=== TASK TO CARRY OUT ===
Find the lines containing the word "with" and copy every one of them.

=== INPUT ROWS ===
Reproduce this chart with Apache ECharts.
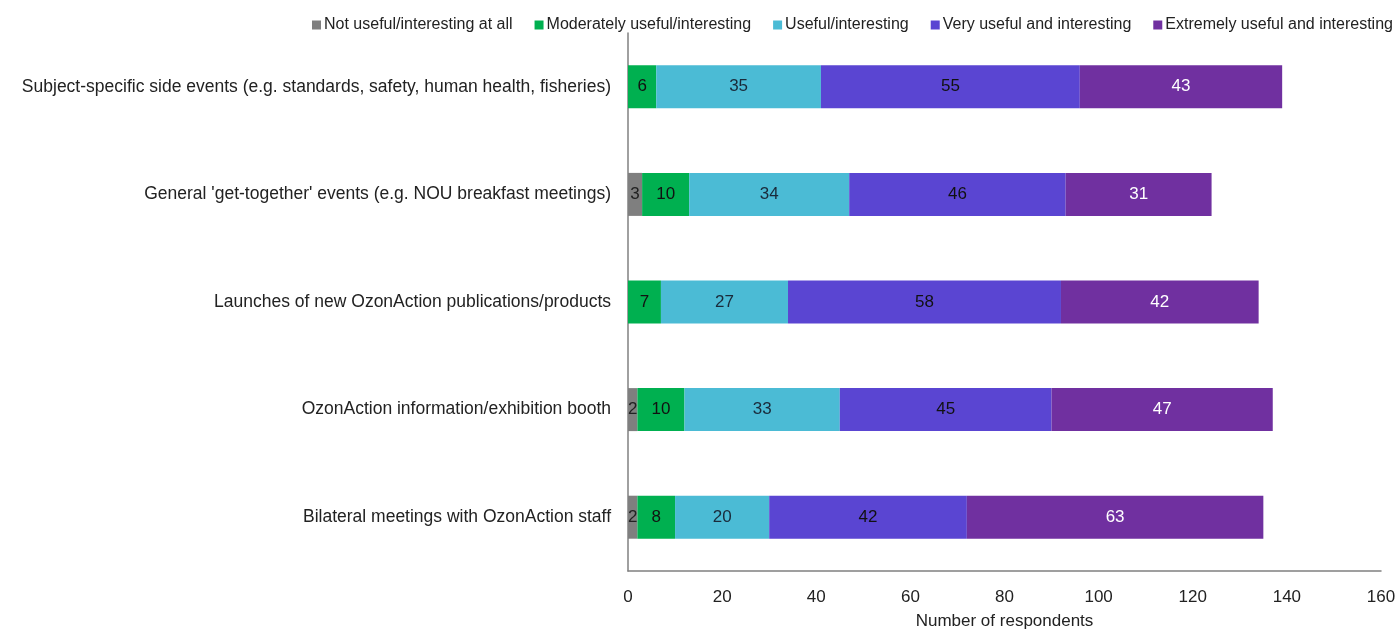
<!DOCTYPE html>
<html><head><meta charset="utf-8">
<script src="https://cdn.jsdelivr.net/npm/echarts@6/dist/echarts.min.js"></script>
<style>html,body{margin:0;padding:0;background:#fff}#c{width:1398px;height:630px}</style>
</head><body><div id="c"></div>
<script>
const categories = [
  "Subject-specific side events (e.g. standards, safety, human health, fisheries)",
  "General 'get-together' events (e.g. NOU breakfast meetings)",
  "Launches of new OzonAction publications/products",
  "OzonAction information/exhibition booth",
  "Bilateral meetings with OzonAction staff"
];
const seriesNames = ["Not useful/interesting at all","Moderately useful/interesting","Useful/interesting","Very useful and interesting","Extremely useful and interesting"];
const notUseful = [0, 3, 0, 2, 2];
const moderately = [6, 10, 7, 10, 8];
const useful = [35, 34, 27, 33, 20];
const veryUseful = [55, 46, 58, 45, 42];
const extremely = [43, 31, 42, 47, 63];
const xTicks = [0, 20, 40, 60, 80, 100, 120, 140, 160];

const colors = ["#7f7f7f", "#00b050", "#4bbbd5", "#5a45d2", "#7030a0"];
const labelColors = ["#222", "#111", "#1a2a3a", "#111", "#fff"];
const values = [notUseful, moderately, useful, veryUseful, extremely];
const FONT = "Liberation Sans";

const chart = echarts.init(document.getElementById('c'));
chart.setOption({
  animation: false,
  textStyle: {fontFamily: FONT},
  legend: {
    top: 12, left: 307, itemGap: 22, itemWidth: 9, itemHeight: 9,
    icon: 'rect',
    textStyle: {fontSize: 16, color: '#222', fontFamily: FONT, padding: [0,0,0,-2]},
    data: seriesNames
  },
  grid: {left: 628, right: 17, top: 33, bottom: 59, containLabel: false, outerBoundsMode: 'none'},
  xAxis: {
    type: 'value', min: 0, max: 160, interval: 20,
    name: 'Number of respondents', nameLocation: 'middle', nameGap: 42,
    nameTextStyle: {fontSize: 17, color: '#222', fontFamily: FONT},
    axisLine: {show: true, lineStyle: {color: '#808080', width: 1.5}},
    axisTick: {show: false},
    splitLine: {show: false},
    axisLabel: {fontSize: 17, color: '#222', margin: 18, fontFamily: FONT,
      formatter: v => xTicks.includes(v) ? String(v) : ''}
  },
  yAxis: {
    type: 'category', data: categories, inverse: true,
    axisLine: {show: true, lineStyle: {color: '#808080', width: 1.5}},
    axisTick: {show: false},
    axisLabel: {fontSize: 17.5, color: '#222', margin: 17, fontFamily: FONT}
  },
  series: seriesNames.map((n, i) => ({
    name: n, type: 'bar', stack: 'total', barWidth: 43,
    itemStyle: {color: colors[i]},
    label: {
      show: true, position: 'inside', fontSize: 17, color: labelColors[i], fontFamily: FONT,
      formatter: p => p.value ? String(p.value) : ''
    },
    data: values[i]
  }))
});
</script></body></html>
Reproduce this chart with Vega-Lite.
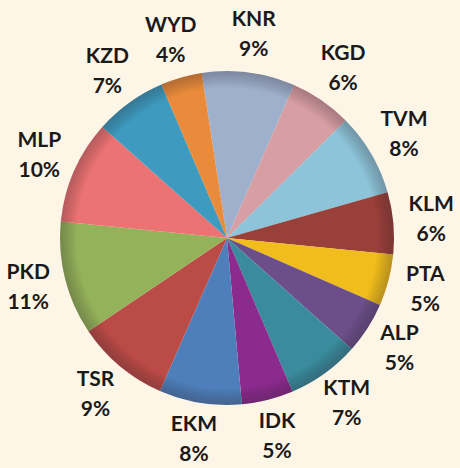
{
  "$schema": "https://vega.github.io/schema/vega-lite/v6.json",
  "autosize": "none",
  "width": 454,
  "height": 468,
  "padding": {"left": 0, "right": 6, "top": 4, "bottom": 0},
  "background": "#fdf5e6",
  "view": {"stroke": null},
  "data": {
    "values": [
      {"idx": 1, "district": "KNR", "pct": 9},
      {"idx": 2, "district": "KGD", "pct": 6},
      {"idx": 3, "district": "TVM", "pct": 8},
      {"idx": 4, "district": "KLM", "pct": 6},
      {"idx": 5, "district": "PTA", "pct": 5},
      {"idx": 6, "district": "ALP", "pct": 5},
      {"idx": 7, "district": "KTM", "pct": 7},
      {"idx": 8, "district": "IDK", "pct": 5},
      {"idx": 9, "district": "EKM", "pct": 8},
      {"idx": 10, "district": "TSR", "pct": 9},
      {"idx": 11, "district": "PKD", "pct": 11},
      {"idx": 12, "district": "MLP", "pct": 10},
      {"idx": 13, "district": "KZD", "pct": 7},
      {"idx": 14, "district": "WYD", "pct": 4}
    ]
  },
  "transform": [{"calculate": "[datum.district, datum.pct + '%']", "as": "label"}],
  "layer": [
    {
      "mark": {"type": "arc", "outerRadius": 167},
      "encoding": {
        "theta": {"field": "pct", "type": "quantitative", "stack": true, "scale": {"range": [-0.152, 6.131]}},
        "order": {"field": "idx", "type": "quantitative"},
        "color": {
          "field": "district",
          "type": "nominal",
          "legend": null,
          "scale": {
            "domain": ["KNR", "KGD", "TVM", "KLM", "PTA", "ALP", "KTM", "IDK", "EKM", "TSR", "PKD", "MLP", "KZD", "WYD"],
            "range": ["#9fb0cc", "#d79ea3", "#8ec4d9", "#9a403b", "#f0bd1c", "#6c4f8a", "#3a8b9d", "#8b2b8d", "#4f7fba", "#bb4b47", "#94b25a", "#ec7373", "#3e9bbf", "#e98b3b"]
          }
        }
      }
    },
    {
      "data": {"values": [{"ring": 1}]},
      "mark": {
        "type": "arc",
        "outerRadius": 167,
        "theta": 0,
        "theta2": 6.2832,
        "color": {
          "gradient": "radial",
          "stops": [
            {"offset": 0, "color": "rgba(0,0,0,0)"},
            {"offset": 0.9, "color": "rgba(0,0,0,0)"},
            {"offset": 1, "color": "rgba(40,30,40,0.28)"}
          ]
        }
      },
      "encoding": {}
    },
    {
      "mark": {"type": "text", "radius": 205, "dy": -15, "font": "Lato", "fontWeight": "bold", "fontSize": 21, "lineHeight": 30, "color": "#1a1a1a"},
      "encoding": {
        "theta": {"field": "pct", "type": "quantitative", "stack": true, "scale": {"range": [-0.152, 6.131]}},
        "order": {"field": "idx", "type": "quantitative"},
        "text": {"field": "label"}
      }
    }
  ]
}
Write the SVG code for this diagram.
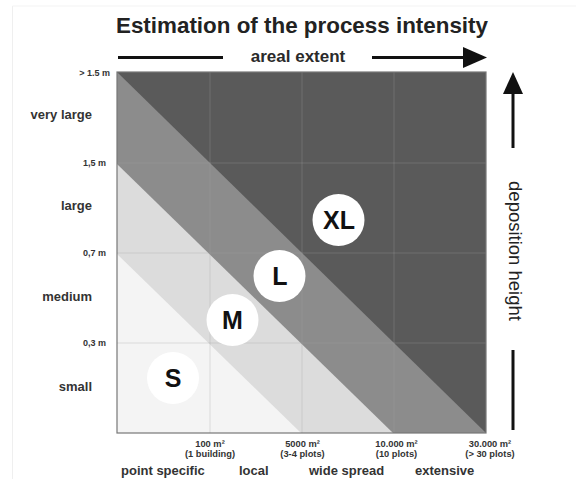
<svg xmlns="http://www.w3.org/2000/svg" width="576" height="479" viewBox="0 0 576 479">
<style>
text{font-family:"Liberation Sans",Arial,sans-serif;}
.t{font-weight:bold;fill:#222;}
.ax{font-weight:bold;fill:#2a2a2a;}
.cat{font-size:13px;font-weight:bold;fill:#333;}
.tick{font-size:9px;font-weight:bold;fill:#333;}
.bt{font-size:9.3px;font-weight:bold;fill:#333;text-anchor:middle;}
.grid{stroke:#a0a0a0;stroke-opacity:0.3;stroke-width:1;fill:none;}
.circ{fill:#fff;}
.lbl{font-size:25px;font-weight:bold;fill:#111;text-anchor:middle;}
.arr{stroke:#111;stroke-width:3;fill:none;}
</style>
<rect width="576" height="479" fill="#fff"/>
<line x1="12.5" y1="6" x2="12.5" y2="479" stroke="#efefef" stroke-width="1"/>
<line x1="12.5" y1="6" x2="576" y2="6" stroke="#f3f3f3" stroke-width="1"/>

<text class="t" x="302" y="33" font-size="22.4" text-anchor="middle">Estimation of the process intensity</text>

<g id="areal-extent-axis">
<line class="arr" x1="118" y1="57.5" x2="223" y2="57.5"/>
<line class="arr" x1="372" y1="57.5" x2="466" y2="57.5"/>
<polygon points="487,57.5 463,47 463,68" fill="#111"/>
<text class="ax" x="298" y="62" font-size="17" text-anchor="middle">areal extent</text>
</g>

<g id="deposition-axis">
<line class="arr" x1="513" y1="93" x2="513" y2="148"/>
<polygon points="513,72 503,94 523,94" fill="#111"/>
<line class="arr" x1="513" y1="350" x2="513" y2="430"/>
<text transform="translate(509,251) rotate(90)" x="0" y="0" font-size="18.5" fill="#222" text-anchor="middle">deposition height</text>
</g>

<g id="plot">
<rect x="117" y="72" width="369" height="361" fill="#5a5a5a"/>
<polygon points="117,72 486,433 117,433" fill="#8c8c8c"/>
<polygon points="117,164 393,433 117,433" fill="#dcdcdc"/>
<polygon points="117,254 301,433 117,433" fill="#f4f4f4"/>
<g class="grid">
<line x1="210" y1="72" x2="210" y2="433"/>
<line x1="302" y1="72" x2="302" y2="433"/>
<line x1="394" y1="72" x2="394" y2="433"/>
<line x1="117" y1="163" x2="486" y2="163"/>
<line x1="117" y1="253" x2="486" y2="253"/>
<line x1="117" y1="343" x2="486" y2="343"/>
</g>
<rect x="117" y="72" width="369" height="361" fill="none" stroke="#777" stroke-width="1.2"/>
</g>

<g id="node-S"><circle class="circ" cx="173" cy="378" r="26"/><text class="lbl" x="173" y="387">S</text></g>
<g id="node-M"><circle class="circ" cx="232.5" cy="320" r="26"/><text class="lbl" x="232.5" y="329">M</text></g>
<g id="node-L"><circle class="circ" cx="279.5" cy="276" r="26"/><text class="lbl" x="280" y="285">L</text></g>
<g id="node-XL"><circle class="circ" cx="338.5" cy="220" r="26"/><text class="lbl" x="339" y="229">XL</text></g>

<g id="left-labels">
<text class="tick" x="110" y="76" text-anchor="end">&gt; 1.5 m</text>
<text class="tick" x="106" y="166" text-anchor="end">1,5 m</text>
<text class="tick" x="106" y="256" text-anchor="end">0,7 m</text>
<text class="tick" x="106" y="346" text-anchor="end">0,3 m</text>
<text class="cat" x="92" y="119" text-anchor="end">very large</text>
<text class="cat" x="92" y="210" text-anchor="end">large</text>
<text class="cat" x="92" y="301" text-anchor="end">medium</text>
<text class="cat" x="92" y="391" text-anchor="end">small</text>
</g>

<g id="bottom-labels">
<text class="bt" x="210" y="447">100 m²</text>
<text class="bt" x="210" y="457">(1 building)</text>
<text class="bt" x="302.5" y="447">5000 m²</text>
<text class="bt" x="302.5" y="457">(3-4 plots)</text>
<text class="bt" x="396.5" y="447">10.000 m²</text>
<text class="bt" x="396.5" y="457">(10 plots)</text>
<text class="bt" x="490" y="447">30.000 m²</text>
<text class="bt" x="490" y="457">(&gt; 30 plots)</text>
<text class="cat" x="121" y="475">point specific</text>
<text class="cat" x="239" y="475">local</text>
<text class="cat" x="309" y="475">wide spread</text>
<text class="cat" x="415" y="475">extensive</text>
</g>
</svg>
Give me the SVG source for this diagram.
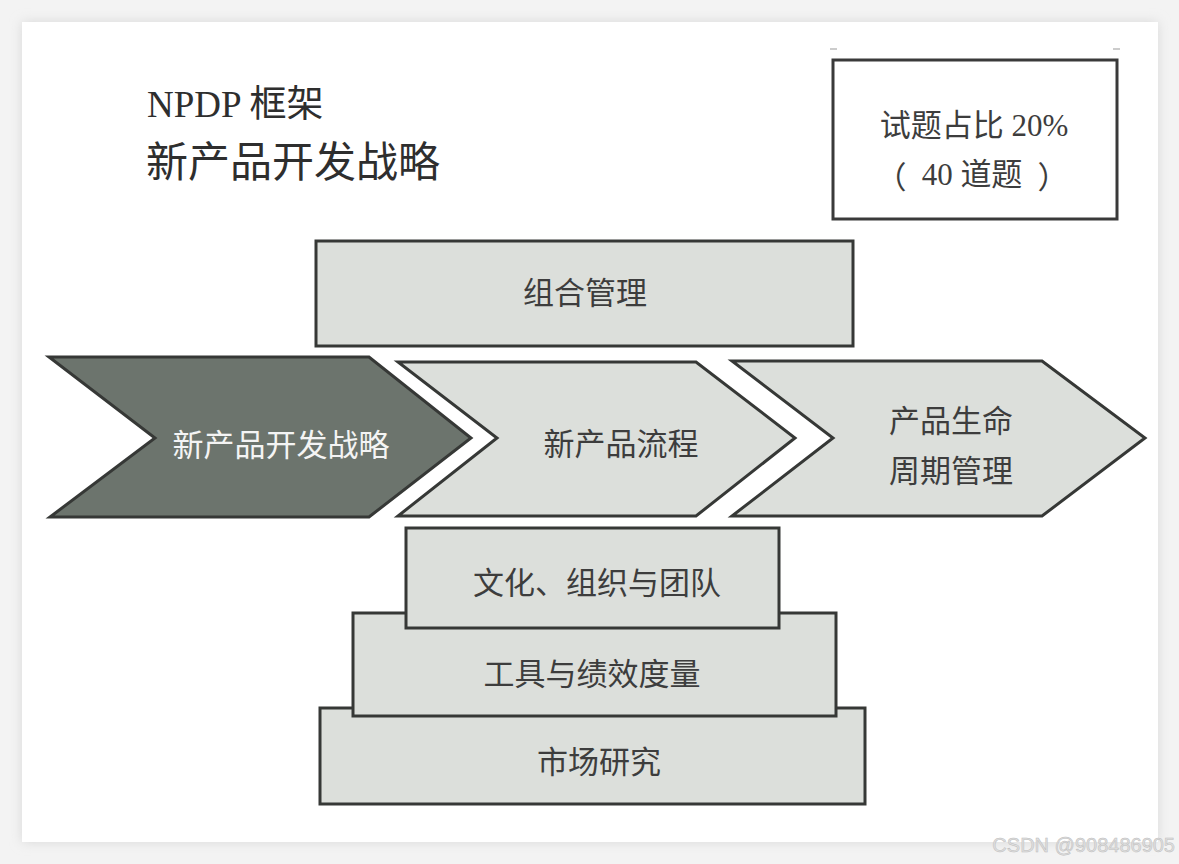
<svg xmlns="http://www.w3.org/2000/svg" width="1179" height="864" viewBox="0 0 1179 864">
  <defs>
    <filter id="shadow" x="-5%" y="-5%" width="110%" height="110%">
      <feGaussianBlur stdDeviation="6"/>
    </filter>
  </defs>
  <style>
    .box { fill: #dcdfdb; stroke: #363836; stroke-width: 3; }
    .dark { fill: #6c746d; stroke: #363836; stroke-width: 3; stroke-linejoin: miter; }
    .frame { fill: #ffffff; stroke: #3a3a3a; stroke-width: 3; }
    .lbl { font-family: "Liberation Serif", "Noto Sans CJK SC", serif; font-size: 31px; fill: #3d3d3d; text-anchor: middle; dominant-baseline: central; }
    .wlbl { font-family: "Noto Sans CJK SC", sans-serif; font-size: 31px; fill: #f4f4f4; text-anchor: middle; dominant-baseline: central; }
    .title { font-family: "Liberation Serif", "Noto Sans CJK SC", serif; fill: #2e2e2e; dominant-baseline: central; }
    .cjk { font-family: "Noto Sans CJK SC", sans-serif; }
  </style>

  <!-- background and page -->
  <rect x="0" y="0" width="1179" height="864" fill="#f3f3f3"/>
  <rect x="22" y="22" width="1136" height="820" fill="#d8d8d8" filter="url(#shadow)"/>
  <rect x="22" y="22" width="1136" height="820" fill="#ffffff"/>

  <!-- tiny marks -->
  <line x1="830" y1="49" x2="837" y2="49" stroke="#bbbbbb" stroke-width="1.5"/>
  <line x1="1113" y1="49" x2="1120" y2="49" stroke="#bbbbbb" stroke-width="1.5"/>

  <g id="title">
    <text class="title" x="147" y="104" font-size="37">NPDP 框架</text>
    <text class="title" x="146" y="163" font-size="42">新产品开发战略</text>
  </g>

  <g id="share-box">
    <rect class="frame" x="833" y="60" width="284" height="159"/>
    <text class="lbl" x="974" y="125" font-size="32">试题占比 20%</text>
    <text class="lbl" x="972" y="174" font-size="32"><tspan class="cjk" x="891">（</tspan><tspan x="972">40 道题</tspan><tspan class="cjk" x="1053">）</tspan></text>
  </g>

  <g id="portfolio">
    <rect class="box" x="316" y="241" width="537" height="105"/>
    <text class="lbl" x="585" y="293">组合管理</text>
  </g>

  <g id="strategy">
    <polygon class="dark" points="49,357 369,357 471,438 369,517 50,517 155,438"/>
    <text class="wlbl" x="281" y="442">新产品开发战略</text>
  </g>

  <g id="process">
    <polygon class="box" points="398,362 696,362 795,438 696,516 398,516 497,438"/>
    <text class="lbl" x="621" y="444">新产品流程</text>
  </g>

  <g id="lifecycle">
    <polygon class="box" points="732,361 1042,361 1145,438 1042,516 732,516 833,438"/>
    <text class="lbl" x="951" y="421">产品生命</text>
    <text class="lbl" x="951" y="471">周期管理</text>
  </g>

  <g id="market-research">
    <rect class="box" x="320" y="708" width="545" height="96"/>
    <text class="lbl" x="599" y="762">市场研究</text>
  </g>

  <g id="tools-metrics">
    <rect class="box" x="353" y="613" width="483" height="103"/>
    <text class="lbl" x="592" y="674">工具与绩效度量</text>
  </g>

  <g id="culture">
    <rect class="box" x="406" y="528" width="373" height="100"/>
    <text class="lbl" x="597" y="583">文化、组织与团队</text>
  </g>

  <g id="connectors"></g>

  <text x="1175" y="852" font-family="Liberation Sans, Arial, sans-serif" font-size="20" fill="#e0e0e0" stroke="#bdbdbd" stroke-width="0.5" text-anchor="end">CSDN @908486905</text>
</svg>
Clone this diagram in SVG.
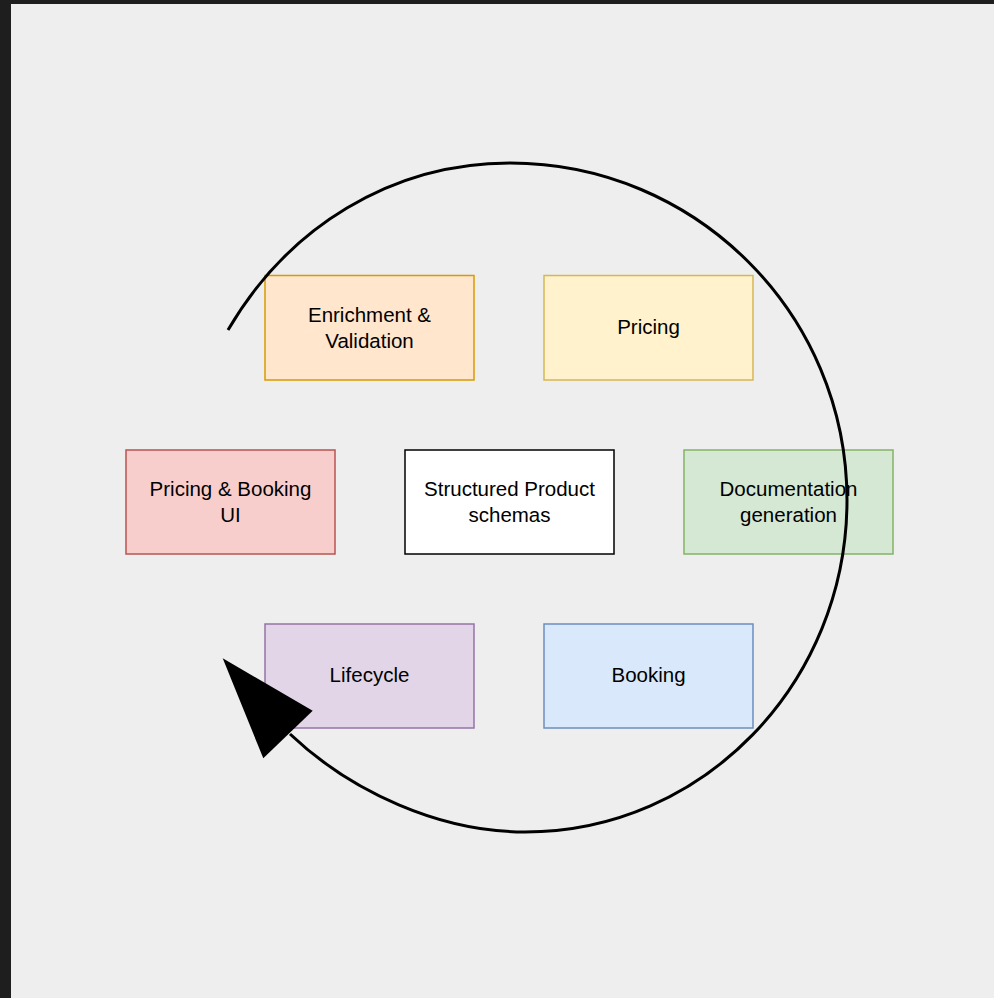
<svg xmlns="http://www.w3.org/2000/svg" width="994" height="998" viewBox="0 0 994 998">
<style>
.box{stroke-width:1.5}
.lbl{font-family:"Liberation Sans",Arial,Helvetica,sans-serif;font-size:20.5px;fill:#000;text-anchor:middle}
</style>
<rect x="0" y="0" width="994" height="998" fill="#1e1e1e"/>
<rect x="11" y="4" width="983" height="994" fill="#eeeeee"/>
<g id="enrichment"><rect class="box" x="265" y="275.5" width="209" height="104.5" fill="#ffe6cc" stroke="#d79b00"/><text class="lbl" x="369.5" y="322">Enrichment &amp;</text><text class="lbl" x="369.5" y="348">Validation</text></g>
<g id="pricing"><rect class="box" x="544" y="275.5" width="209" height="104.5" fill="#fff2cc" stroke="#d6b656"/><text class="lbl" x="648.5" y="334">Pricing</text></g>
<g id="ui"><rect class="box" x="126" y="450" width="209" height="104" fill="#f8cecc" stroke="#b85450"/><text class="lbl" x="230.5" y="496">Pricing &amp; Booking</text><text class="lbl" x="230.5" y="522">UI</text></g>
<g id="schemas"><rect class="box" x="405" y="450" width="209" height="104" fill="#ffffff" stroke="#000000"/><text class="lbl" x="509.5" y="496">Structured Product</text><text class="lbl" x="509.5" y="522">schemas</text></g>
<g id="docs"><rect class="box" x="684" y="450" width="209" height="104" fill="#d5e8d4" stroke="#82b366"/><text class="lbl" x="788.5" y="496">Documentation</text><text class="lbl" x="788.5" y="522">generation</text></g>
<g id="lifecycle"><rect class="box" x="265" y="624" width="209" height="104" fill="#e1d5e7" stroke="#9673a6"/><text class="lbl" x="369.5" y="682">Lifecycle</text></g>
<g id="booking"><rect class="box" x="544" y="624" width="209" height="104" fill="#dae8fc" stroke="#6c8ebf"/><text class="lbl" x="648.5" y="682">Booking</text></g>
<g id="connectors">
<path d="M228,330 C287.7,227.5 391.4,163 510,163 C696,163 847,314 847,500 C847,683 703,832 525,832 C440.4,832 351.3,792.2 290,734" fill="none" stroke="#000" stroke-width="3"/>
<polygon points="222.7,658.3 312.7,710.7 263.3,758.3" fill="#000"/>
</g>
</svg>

=== ANSWER TO THIS PROBLEM ===
Reproduce this chart with Apache ECharts.
  "Bilateral meetings with OzonAction staff"
Reproduce this chart with Vega-Lite.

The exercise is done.